Blood Sisters has a book trailer! Take a look:
So we know that sharing your writing with someone else is pretty darn scary, but sharing it with someone else means they pull out a line you wrote
… type it with a gun to her head.
and you think “Oh, wow, that’s a great one!” before remembering … you wrote it. (In my defense, I actually wrote Blood Sisters about two years ago. There’ve been a lot of other words coming out of my head since then.)
It’s also cool because it helps me think about the story in a different way. It’s not just these words and I’ve thought about and written and revised and read and edited and read again (and again …) but as a story. When you’re doing all that editing and revising, you’re examining not just every tree, but every leaf. The book trailer backed me up and made me look at the forest again.
So, while I’m taking in the view, let’s talk some themes.
Identity is a huge theme in Blood Sisters. You probably already noticed how prominent it was in Not Your Mary Sue: who am I? Who gets to say who I am? If I lose an important part of my life, what does that mean for what’s left?
Let’s take another look at the teaser summary:
A college girl notices that a serial killer’s victims look an awful lot like her, so she figures out a way to frame him and fake her death. At least that is the story her twin sister desperately clings to even as her intrusive thoughts about her sister’s supposed murder haunts her 10 years later.
Here we’ve got identical twins, Sunni Andromeda and Skye Cassiopeia Bowen. (Their parents might’ve picked a theme.) Ten years ago, Sunni was murdered, but Skye’s still floundering: who is she without her other half? Can Skye really just let Sunni go and accept that her long disappearance means she’s dead? (Hint: no.)

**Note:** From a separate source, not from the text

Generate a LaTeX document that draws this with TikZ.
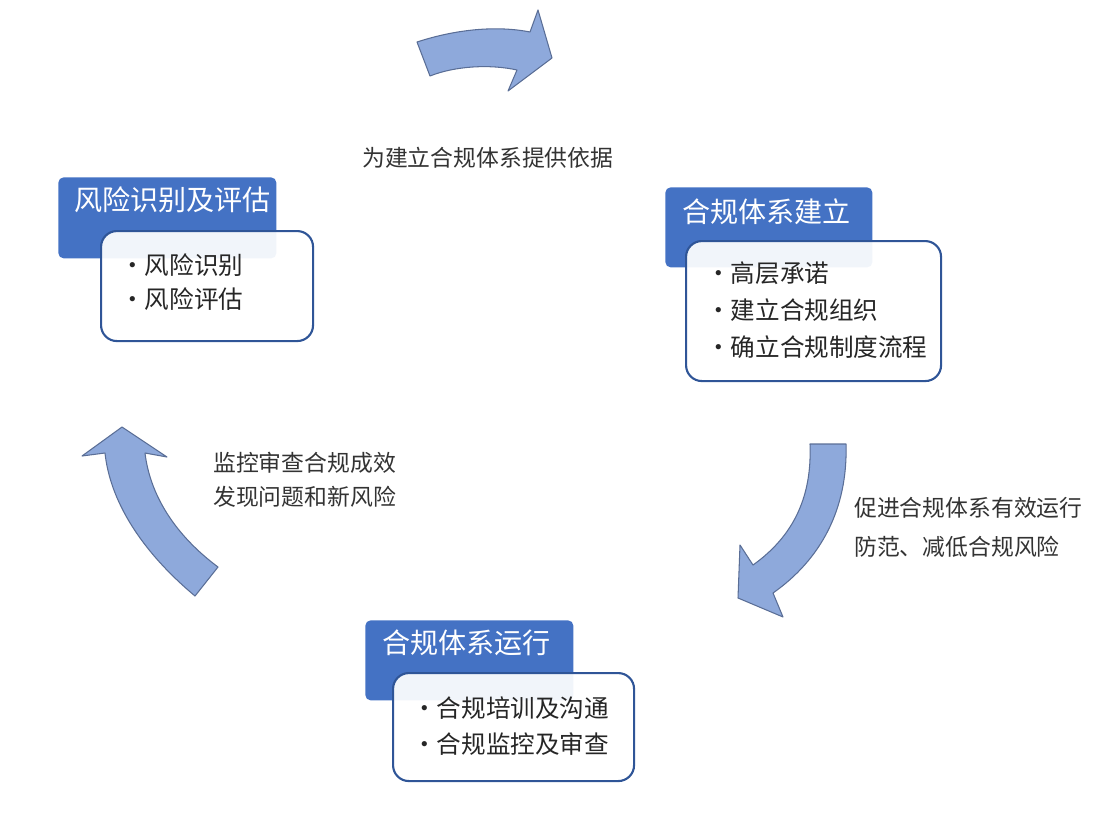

Skye decides to turn to Nessa with her theory of Sunni’s faked death. She’s picked Nessa because it’s Nessa’s brother who’s in prison for murdering Sunni (along with a handful of other women). So Nessa’s having some issues with identity herself. It’s been a while since someone approached her as “the serial killer’s sister,” but that wound’s close to the surface.
I also pull a bit of a Stephen King and combine those questions of identity with the theme of writing – authors creating characters, authors creating themselves. One of my characters is an author, and an author writing under a pseudonym, no less. Not Your Mary Sue started as a love letter to Misery; Blood Sisters is more like The Dark Half (the theme of twins, anyone?) or maybe “Rest Stop.” (There’s also the fact that my favorite King book was actually one initially published under his pen name – The Long Walk by Richard Bachman – and as an extra added twist, the character uses a pen name I’d debated using myself.)
We also, in good Gothic fashion, deal with isolation, power, and the way time folds in on itself and the past is never truly gone. If you isolate yourself to try to separate yourself from the past, does it always come back to bite you in the end? (I’m just saying that, in fiction, running away from everything rarely seems to work out.)
I’m also chomping at the bit for the time when I can get into more specifics.
Tell you more names. Give you more info about the twins than just their names. Go into the entire convoluted, complicated story.
127 days, but who’s counting?
Blood Sisters is out August 22, 2023, from Aesthetic Press.